▶ [SUPPLIED MATERIAL]
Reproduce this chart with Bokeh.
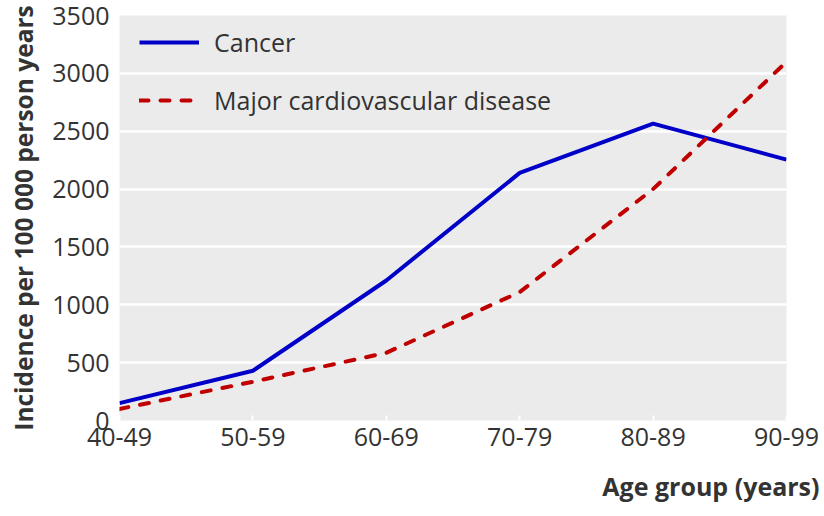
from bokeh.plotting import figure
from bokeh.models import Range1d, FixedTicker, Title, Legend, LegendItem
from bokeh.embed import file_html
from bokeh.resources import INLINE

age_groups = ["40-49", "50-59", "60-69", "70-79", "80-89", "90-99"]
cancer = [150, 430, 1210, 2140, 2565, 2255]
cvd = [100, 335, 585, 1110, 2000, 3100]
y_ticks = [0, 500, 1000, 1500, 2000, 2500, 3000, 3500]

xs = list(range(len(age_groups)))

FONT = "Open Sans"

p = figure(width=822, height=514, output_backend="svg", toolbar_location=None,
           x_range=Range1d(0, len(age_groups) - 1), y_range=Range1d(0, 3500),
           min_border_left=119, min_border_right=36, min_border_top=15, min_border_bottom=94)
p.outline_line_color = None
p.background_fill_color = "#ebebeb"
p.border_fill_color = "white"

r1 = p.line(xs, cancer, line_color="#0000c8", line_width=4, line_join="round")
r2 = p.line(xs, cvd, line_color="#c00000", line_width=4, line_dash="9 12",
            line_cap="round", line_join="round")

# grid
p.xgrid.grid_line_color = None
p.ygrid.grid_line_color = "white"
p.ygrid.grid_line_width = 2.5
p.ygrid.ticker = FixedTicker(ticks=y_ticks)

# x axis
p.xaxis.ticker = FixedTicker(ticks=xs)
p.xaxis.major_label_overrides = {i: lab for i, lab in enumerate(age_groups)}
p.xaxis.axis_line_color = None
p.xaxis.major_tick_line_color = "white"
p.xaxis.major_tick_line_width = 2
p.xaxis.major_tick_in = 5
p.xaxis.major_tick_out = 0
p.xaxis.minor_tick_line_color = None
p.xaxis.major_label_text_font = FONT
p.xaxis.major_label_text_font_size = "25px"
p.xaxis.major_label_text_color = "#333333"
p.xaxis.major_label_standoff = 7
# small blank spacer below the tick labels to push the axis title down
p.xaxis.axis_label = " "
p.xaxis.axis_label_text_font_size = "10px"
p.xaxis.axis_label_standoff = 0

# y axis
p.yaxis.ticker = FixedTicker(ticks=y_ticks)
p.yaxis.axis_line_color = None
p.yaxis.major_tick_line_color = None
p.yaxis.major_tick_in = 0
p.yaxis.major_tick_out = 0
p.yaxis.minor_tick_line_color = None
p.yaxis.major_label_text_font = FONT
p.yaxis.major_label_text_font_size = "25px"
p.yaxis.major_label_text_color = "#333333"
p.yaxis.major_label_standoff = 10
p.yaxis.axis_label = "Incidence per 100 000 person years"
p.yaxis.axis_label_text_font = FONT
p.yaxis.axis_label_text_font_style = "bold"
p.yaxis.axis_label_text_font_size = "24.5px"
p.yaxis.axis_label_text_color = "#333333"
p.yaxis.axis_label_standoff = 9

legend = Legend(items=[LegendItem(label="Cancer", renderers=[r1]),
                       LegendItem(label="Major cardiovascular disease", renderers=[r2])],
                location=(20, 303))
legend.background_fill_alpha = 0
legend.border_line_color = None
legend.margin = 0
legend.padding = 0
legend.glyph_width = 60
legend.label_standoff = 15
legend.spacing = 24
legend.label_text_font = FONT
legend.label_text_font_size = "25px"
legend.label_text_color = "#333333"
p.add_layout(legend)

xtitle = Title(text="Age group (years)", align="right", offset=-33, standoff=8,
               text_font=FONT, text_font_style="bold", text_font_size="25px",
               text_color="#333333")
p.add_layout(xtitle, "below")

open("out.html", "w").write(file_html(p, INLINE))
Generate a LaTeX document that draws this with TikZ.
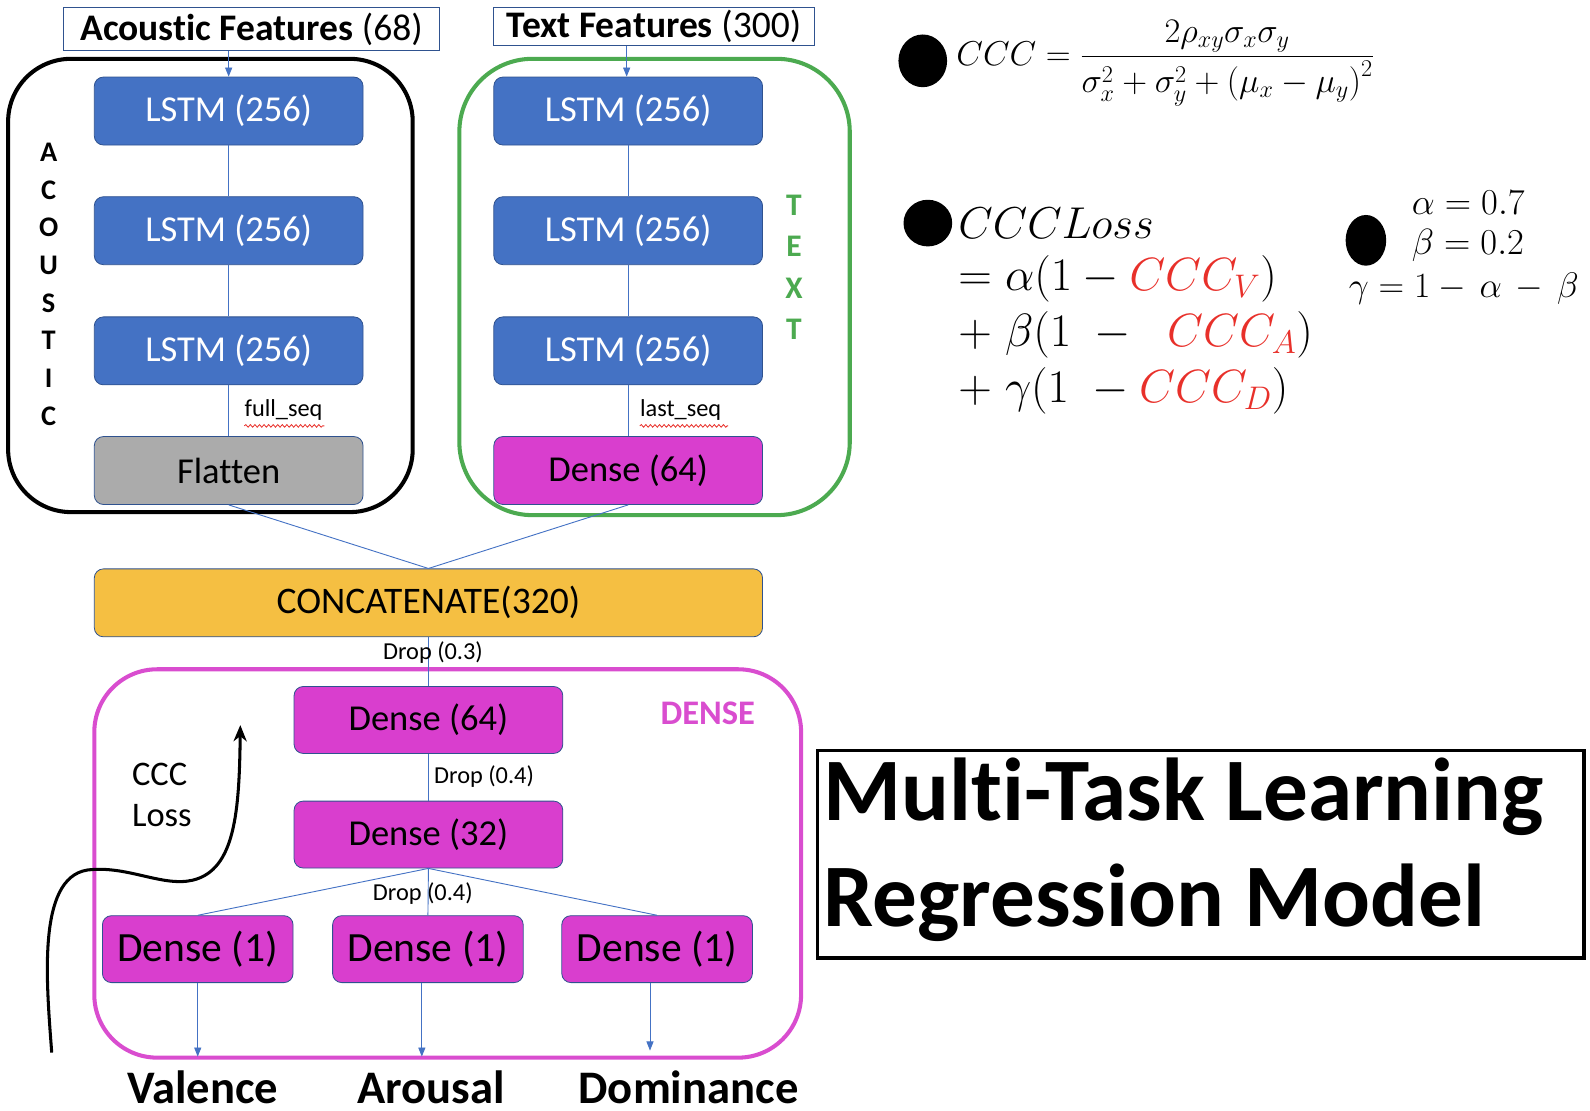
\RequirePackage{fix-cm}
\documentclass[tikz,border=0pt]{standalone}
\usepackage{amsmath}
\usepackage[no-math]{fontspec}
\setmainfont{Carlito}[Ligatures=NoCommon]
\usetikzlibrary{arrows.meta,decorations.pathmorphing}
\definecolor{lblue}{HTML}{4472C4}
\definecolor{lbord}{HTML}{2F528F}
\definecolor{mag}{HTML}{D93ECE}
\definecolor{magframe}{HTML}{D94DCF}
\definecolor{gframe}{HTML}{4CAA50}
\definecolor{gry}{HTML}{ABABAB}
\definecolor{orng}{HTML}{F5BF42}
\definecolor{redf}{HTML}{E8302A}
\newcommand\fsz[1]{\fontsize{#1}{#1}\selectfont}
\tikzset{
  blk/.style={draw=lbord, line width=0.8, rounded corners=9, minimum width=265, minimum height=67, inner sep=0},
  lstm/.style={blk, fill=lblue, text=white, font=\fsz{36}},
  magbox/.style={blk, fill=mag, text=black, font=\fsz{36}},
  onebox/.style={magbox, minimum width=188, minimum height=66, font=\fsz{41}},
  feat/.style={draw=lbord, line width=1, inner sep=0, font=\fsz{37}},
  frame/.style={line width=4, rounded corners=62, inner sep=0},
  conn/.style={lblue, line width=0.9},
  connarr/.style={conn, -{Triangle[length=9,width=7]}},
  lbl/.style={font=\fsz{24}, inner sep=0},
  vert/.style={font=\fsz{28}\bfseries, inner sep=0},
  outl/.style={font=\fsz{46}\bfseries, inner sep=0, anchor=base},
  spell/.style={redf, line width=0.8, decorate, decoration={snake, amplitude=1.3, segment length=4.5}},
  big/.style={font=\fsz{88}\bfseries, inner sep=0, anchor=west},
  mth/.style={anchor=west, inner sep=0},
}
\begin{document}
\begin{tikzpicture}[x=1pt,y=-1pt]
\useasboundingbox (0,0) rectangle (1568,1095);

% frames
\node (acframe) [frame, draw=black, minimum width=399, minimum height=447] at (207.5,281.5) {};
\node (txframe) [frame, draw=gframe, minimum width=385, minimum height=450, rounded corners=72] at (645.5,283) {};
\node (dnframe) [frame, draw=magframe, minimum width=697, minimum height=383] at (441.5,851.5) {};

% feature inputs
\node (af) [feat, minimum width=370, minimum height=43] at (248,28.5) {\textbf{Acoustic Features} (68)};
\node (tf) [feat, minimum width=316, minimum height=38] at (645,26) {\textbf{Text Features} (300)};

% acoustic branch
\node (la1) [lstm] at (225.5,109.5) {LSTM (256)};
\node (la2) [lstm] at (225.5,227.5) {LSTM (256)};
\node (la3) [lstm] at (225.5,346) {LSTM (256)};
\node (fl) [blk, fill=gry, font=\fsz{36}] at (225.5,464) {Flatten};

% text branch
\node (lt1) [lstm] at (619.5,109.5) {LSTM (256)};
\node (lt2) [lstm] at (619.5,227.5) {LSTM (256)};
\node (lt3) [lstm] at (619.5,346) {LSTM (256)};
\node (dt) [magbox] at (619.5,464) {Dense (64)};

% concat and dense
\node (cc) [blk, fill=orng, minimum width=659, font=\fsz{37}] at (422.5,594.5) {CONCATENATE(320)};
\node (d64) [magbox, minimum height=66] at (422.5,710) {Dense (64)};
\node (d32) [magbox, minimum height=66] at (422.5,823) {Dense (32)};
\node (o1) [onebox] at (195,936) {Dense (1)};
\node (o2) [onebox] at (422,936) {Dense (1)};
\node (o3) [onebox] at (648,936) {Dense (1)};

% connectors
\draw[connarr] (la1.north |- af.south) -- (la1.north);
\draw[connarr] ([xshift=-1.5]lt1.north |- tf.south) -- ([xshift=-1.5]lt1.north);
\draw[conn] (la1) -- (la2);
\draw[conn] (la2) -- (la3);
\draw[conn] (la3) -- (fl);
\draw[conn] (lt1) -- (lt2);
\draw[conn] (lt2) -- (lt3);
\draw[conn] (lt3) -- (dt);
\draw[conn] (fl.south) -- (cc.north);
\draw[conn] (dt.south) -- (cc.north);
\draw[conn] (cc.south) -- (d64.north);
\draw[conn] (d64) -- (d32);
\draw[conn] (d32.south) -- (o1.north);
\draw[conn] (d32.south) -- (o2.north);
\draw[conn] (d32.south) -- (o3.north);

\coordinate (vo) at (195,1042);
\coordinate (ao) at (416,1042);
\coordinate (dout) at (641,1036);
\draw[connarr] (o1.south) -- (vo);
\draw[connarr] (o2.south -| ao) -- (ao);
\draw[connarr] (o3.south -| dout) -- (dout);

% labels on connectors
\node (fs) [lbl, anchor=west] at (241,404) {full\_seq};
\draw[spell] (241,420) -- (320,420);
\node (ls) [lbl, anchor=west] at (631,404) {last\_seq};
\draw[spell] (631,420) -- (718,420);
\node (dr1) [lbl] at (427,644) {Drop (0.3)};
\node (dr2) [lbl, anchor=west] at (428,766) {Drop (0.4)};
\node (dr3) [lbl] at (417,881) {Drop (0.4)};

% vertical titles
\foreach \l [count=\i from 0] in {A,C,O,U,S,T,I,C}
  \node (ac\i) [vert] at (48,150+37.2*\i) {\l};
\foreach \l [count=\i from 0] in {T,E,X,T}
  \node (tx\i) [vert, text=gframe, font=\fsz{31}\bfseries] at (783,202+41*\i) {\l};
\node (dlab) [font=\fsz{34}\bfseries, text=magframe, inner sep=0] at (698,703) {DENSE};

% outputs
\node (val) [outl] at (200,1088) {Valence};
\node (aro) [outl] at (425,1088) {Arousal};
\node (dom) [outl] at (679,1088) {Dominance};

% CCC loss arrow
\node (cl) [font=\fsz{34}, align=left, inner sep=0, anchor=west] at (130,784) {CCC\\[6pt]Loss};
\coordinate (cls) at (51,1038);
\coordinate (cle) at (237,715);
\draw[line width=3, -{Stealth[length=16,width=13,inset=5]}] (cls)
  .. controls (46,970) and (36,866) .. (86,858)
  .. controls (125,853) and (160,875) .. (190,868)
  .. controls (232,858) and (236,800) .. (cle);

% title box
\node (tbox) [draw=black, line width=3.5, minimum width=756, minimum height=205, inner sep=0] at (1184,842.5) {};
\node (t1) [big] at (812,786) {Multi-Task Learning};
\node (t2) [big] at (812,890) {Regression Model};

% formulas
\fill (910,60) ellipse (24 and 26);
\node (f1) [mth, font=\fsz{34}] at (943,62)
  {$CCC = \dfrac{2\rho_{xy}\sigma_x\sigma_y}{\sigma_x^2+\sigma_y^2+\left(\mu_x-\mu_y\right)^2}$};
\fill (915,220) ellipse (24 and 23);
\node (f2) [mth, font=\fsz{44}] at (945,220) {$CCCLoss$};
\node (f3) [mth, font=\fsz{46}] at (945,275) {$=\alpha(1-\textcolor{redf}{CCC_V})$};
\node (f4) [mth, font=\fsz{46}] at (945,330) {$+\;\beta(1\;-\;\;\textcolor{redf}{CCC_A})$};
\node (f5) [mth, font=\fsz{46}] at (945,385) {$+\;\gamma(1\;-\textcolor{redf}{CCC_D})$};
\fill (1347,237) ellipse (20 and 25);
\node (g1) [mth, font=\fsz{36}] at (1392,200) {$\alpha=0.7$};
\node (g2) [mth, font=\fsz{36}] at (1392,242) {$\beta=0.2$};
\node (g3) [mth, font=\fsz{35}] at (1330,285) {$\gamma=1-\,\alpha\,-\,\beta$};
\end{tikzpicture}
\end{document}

▶ [REQUIRED TASK] Leave the pictures out and repeat exactly the lines from the beginning of the records to the line bearing "from bokeh.resources import INLINE", both ends counted.

▶ [ANSWER TO THE TASK]
Reproduce this chart with Bokeh.
from bokeh.plotting import figure
from bokeh.models import Range1d, FixedTicker, Title, Legend, LegendItem
from bokeh.embed import file_html
from bokeh.resources import INLINE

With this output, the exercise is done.